PDA

View Full Version : The Sopranos


Dream Weaver
7th January 2005, 05:14 PM
This is one of the most beautiful, touching, entertaining, poignant, laugh out loud funny novels I have ever read.

I wonder if it would be better known if it hadn't come out in the same year with the same title as the drama series about New Jersey mobsters.

The story couldn't be more different, for The Sopranos is actually about, well, sopranos. It's a day in the life of a group of girls in the school choir who travel from the West coast of Scotland to Edinburgh for a competition, and then back again. That's it for plot, except that doesn't tell even 1% of the story. You have to train your eyes to 'hear' the Scottish dialect, but once you get beyond that, the dialogue cracks and bristles along. You get to know and really care about these girls, which is made all the more poignant by the fact that you know that theirs futures are far from secure.

Has anyone else read any Alan Warner? Morvern Callar is excellent once you get used to the passivity of the narrator (which was something the film failed to overcome), but I couldn't get into either These Demented Lands or The Man Who Walks, which had none of the dialogue that made The Sopranos stand out, and it was hard to care about any of the characters.

Jean
15th January 2005, 09:24 AM
I read this a few years ago and really liked it. From the beginning the girls seemed rough as hell, but instantly believable (I come from the west of Scotland and felt I already knew some of them!). I found I got fond of them gradually as I got to know and understand them, their troubles and most of all their affection for each other. I found it very impressive, (especially, I thought, from a male author). And extremely funny :)

Adrian
6th February 2005, 12:02 AM
It's been a while since I read it (2000 I guess as The Sopranos HBO series was on C4). I loved it, especially the story about the girl going for an abortion and the girl meeting her real father.

Obviously, I need to re-read it, because I thought it was set in Wales. Still, great book. I haven't read any more by the author and that tells me a lot. Usually, I gobble up anything else I can find by a new author I just discovered.

Loved the coach scenes. Took me right back to my school days.

Keenomanjaro
25th August 2009, 08:42 PM
I have no idea what possessed me to read a book about a group of teenage Scottish girls on a day trip with their Catholic School to sing in a school choir contest, but I am grateful for whatever it was that inspired me to pick it up, as I thoroughly enjoyed it and quickly became wrapped up in the lives of the five or six girls the story focuses on.

Particularly memorable was the mammoth drinking session undertaken by Fionnula and Kay, the girls' various attempts to get into the local nightclub and the coach scenes mentioned by Adrian.

It did stretch the bounds of plausibility given that so much happened in the course of one day (not least the change in relationship between Fionnula and Kay), but no matter as this was a fantastic bit of character driven writing based on a foundation of snappy dialogue reminiscent of Roddy Doyle's 'Barrytown' stories.

iff
24th January 2011, 07:27 PM
I haven't read any more by the author and that tells me a lot.
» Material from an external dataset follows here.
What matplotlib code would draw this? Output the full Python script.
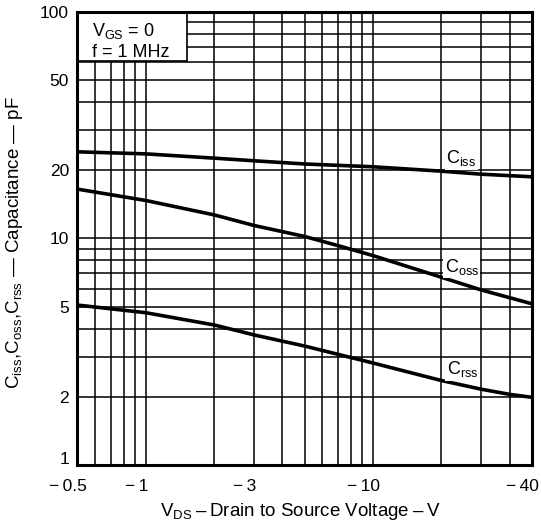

Usually, I gobble up anything else I can find by a new author I just discovered.


this might be something about Warner's readership :(. I read another book of his "the worms will carry me to heaven" probably at the end of 2008 (finished it new years eve i recall or maybe 30th december) and despite enjoying it i've not read anything by him since until i got the follow up to "the sopranos" in "the stars in the bright sky" (currently reading)

that's actually why i looked for a thread about warner so i could get a feel if it's neccessary to have read "the sopranos" first. i don't think so. currently 60 pages in and i don't feel that ive missed anything

Grammath
25th January 2011, 11:04 AM
I devoured Warner's first three novels years ago and this and "Morvern Callar" stand out as definitely worth the effort, sort of sequel to the latter "These Demented Lands" less so.

I've added his subsequent novels to mount TBR where they have languished. Maybe his presence on last year's Booker longlist will help rekindle my and others' interest in him.